Nurses on Boards Research
03/21/2017A 2010 Institute of Medicine report identified nurses as essential to health care leadership and decision making, resulting in a national campaign focused on increasing the number of nurses who serve on governing boards. Despite these efforts, nurses are excruciatingly underrepresented on all types of executive boards. My goal for this project was to conduct a literature search to develop a deeper understanding of the issues related to nurses on boards to support the Nurses on Boards movement. Articles were found using the CINAHL database, and then were analyzed and categorized on a matrix, which includes basic information about each article and an indication of its “usefulness” in the context of the Nurses on Boards movement.
The articles denoted as not useful in the matrix were interesting and engaging, but generally not scholarly or not relevant to this project. The potentially useful articles contained good research or cited sources, but were not pertinent to my review. The useful articles contained good, pertinent information relating directly to my study.

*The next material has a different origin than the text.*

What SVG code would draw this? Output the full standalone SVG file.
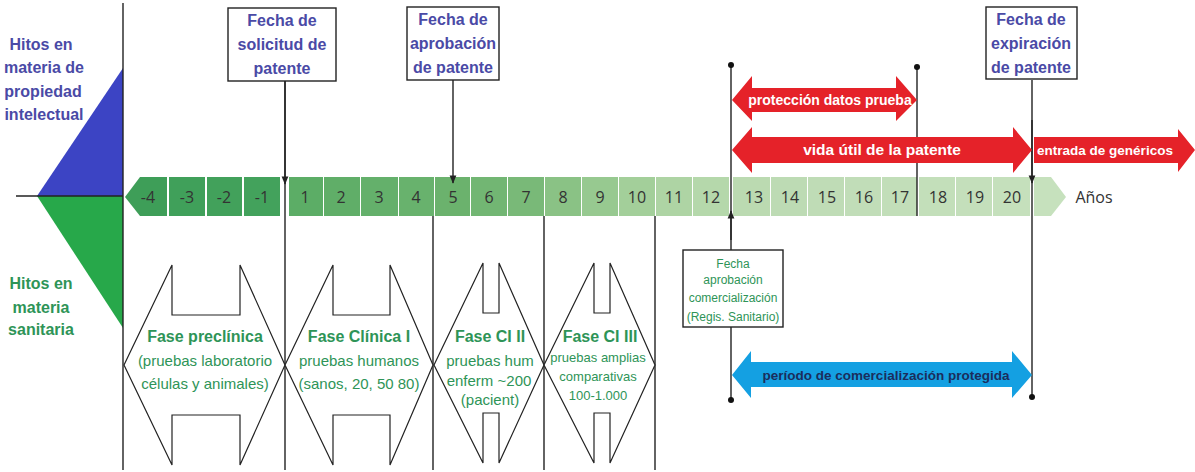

The consensus of the articles is that nurses need to be present on decision making boards. Possessing qualities that make them compassionate and caring, nurses foster empathetic decisions making on the boards they reside on. Nurses are extremely underrepresented and need to be self-advocating and autonomous to gain position and power on boards. Nurses make up the largest portion of the hospital workforce, but are the least represented on these boards, and there needs to be a paradigm shift to accommodate them.